*Aim*. Carry none of the pictures over; write out the complete data exactly.

------ Data shown ------

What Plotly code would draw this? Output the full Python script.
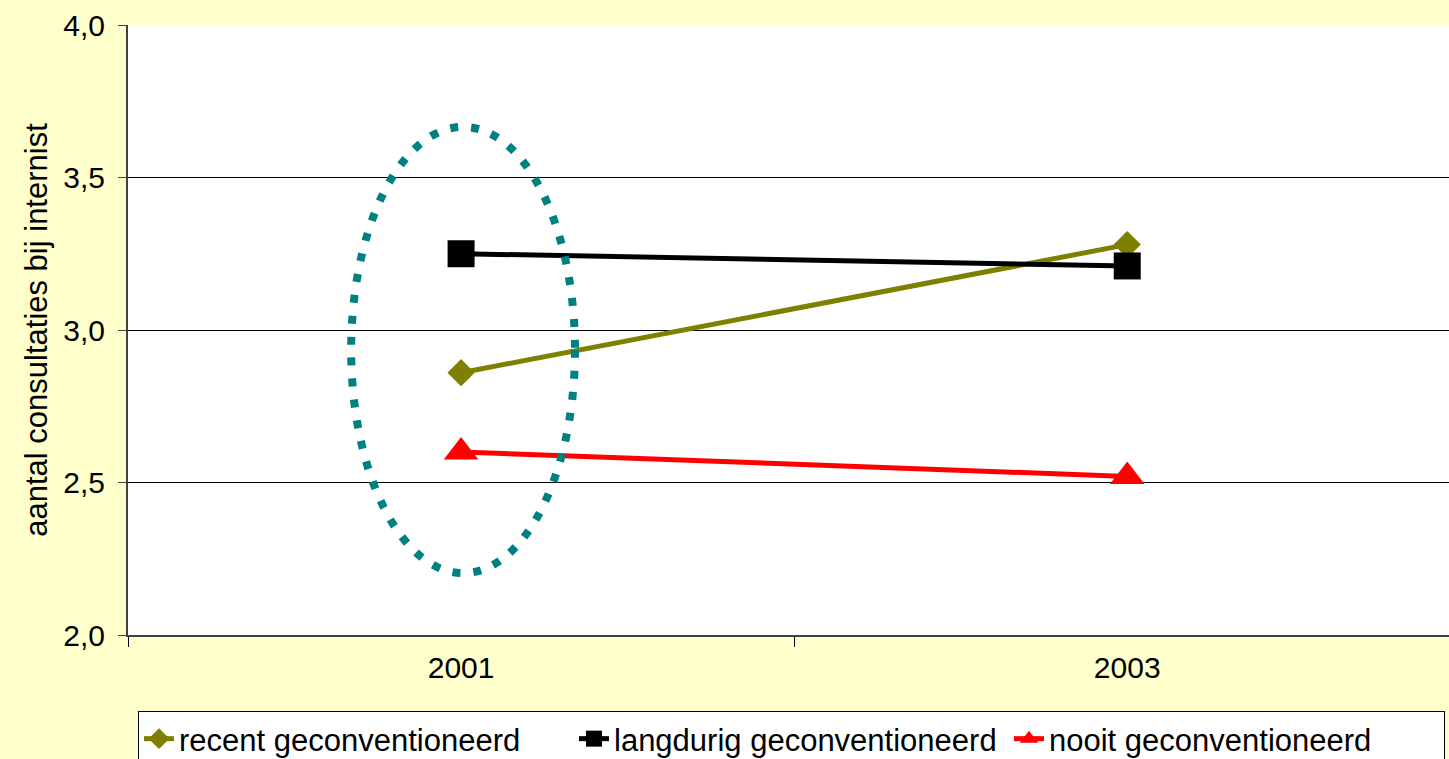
import plotly.graph_objects as go

years = ["2001", "2003"]
recent = [2.86, 3.28]
langdurig = [3.25, 3.21]
nooit = [2.60, 2.52]
series_names = ["recent geconventioneerd", "langdurig geconventioneerd", "nooit geconventioneerd"]
y_ticks = [2.0, 2.5, 3.0, 3.5, 4.0]
y_title = "aantal consultaties bij internist"

FONT = "Liberation Sans, Arial, sans-serif"

fig = go.Figure()
fig.add_trace(go.Scatter(x=years, y=recent, name=series_names[0], mode="lines+markers",
                         line=dict(color="#808000", width=5),
                         marker=dict(symbol="diamond", size=21, color="#808000")))
fig.add_trace(go.Scatter(x=years, y=langdurig, name=series_names[1], mode="lines+markers",
                         line=dict(color="#000000", width=5),
                         marker=dict(symbol="square", size=27, color="#000000")))
fig.add_trace(go.Scatter(x=years, y=nooit, name=series_names[2], mode="lines+markers",
                         line=dict(color="#FF0000", width=5),
                         marker=dict(symbol="triangle-up", size=30, color="#FF0000")))

# dotted ellipse highlighting 2001
fig.add_shape(type="circle", xref="x", yref="y", x0=-0.165, x1=0.171, y0=2.203, y1=3.666,
              line=dict(color="#008080", width=8, dash="8px,13px"), layer="above")

fig.update_layout(
    width=1449, height=759,
    paper_bgcolor="#FFFFCC", plot_bgcolor="#FFFFFF",
    margin=dict(l=128, r=0, t=25, b=124),
    separators=",.",
    font=dict(family=FONT, size=31, color="#000000"),
    showlegend=True,
    legend=dict(orientation="h", xref="container", yref="container",
                x=138/1449, xanchor="left", y=1-711/759, yanchor="top",
                bgcolor="#FFFFFF", bordercolor="#000000", borderwidth=1,
                font=dict(family=FONT, size=31, color="#000000"),
                itemwidth=30, tracegroupgap=0,
                entrywidth=390, entrywidthmode="pixels"),
)
fig.update_xaxes(type="category", categoryorder="array", categoryarray=years,
                 range=[-0.5, 1.483], tickson="boundaries", ticks="outside", ticklen=10,
                 tickcolor="#000000", showgrid=False, showline=True, linecolor="#404040",
                 linewidth=2, tickfont=dict(size=30), ticklabelstandoff=5, zeroline=False)
fig.update_yaxes(range=[2, 4], tickvals=y_ticks, tickformat=".1f", ticks="outside",
                 ticklen=8, tickcolor="#404040", showgrid=True, gridcolor="#000000",
                 gridwidth=1, showline=True, linecolor="#404040", linewidth=2,
                 zeroline=False, tickfont=dict(size=30), ticklabelstandoff=7,
                 title=dict(text=y_title, font=dict(size=31), standoff=6))

fig.write_html("out.html", config={"displayModeBar": False},
               post_script="document.body.style.margin='0';document.body.style.padding='0';")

------

*Right answer*.
What Plotly code would draw this? Output the full Python script.
import plotly.graph_objects as go

years = ["2001", "2003"]
recent = [2.86, 3.28]
langdurig = [3.25, 3.21]
nooit = [2.60, 2.52]
series_names = ["recent geconventioneerd", "langdurig geconventioneerd", "nooit geconventioneerd"]
y_ticks = [2.0, 2.5, 3.0, 3.5, 4.0]
y_title = "aantal consultaties bij internist"

FONT = "Liberation Sans, Arial, sans-serif"

fig = go.Figure()
fig.add_trace(go.Scatter(x=years, y=recent, name=series_names[0], mode="lines+markers",
                         line=dict(color="#808000", width=5),
                         marker=dict(symbol="diamond", size=21, color="#808000")))
fig.add_trace(go.Scatter(x=years, y=langdurig, name=series_names[1], mode="lines+markers",
                         line=dict(color="#000000", width=5),
                         marker=dict(symbol="square", size=27, color="#000000")))
fig.add_trace(go.Scatter(x=years, y=nooit, name=series_names[2], mode="lines+markers",
                         line=dict(color="#FF0000", width=5),
                         marker=dict(symbol="triangle-up", size=30, color="#FF0000")))

# dotted ellipse highlighting 2001
fig.add_shape(type="circle", xref="x", yref="y", x0=-0.165, x1=0.171, y0=2.203, y1=3.666,
              line=dict(color="#008080", width=8, dash="8px,13px"), layer="above")

fig.update_layout(
    width=1449, height=759,
    paper_bgcolor="#FFFFCC", plot_bgcolor="#FFFFFF",
    margin=dict(l=128, r=0, t=25, b=124),
    separators=",.",
    font=dict(family=FONT, size=31, color="#000000"),
    showlegend=True,
    legend=dict(orientation="h", xref="container", yref="container",
                x=138/1449, xanchor="left", y=1-711/759, yanchor="top",
                bgcolor="#FFFFFF", bordercolor="#000000", borderwidth=1,
                font=dict(family=FONT, size=31, color="#000000"),
                itemwidth=30, tracegroupgap=0,
                entrywidth=390, entrywidthmode="pixels"),
)
fig.update_xaxes(type="category", categoryorder="array", categoryarray=years,
                 range=[-0.5, 1.483], tickson="boundaries", ticks="outside", ticklen=10,
                 tickcolor="#000000", showgrid=False, showline=True, linecolor="#404040",
                 linewidth=2, tickfont=dict(size=30), ticklabelstandoff=5, zeroline=False)
fig.update_yaxes(range=[2, 4], tickvals=y_ticks, tickformat=".1f", ticks="outside",
                 ticklen=8, tickcolor="#404040", showgrid=True, gridcolor="#000000",
                 gridwidth=1, showline=True, linecolor="#404040", linewidth=2,
                 zeroline=False, tickfont=dict(size=30), ticklabelstandoff=7,
                 title=dict(text=y_title, font=dict(size=31), standoff=6))

fig.write_html("out.html", config={"displayModeBar": False},
               post_script="document.body.style.margin='0';document.body.style.padding='0';")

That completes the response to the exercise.